Segundo os debatedores, uma das formas como a mentalidade anticapitalista se manifesta com mais clareza é na inveja ao sucesso dos ricos.
“Esse ressentimento contra os ricos é a coisa que mais move a esquerda, muito mais do que um desejo de ajudar os pobres”, afirmou Narloch.
Maultasch apontou uma contradição em fala recente da presidente do PT, Gleisi Hoffmann, que criticou a decisão do bilionário americano Jeff Bezos de gastar US$ 2 milhões numa viagem ao espaço. Para Gleisi, isso seria imoral, já que muitas pessoas passam fome no mundo.
“Se você tiver que sentir a dor de milhões de pessoas morrendo de fome, não é viagem espacial que é o teu problema. Qualquer coisa passa a ser o teu problema”, disse. “A culpa é parte da mentalidade anticapitalista. Você não pode ser feliz”, prosseguiu.
Paranaiba lembrou que muita gente chegou a vitimizar o apresentador Fausto Silva, dono de um dos maiores salários da TV brasileira, que acaba de ter seu contrato encerrado pela Rede Globo.
“Faustão saiu com uma mão na frente outra atrás, coitado. Isso é culpa do capitalismo”, ironizou o mediador. “Vai ter que entrar na fila do auxílio emergencial”, completou Magno.
A discussão sobre a desigualdade, um dos pontos que mais diferenciam liberais de progressistas, tomou grande parte do debate.
Para Narloch, a desigualdade de renda está ficando cada vez menos relevante, graças à revolução tecnológica. “Hoje o [bilionário investidor] Warren Buffet e uma empregada doméstica podem ver a mesma Netflix. Os celulares deles não são iguais, mas fazem muitas das mesmas funções, e se comunicam”, afirmou.
Segundo o escritor, o fato de haver gente muito rica tem um lado que beneficia toda a sociedade. “Se existem muitas fortunas acumuladas, essas pessoas podem desperdiçar o dinheiro delas com inovação. Isso é um benefício da desigualdade”, disse.
Mas os liberais, disse Maultasch, têm tido muita dificuldade de definir os contornos dessa discussão. “Essa batalha não está sendo vencida pelo anticapitalismo? Onde você vai, o discurso igualitarista está vencendo, em tudo quanto é lugar”, lamentou.
Até na discussão eleitoral, disse ele, é difícil remar contra uma maré que não se restringe às candidaturas de esquerda. “A Terceira Via tem que pagar o pedágio do discurso de que precisamos superar as desigualdades”, afirmou.
Outro ponto sensível para a direita é o debate sobre a chamada meritocracia, também discutido na live.

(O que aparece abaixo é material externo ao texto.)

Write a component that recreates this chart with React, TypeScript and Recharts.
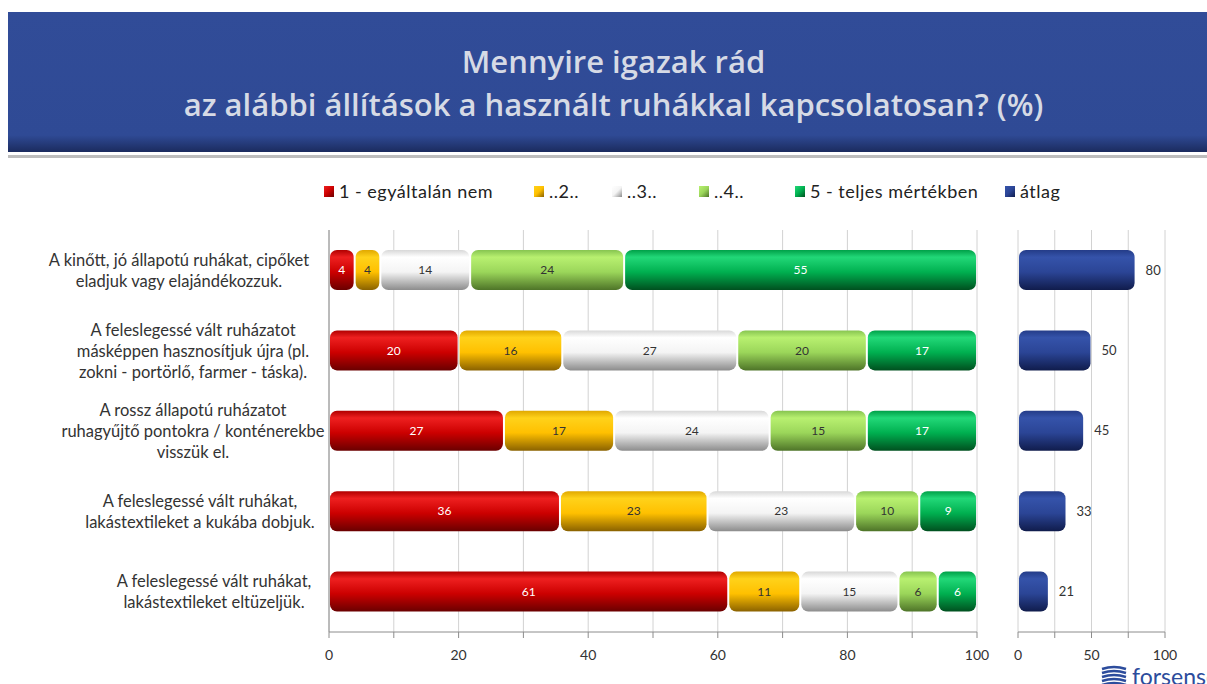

Para começo de conversa, disseram os participantes, esse é um termo com os quais os liberais têm certa dificuldade, até pela carga pesada que adquiriu.
“Meritocracia é conversa fiada quando você tem pessoas partindo de condições diferentes?”, provocou Paranaiba, usando um argumento de esquerda.
Para Magno, “meritocracia é uma armadilha que armaram para os liberais, e os liberais estão pulando igual pato”. “Meritocracia debatida de forma vulgar me lembra o neoliberalismo, que é um conjunto de ideias que ninguém jamais defendeu, jamais assumiu, mas de repente virou um tema do debate”, afirmou.
Concretamente, disse o diretor do Livres, meritocracia tem a ver com premiar o bom desempenho. “A gente precisa de um critério para avaliar pessoas. Você prefere que seja pelo mérito ou pelo sobrenome da família?”, questionou.
Ou, como disse Narloch, alfinetando o youtuber Felipe Neto, que recentemente escreveu sobre os males do capitalismo: “É como o Felipe Neto ir ao restaurante e não dar a gorjeta para o garçom que o atendeu bem, mas ao que o atendeu mal”.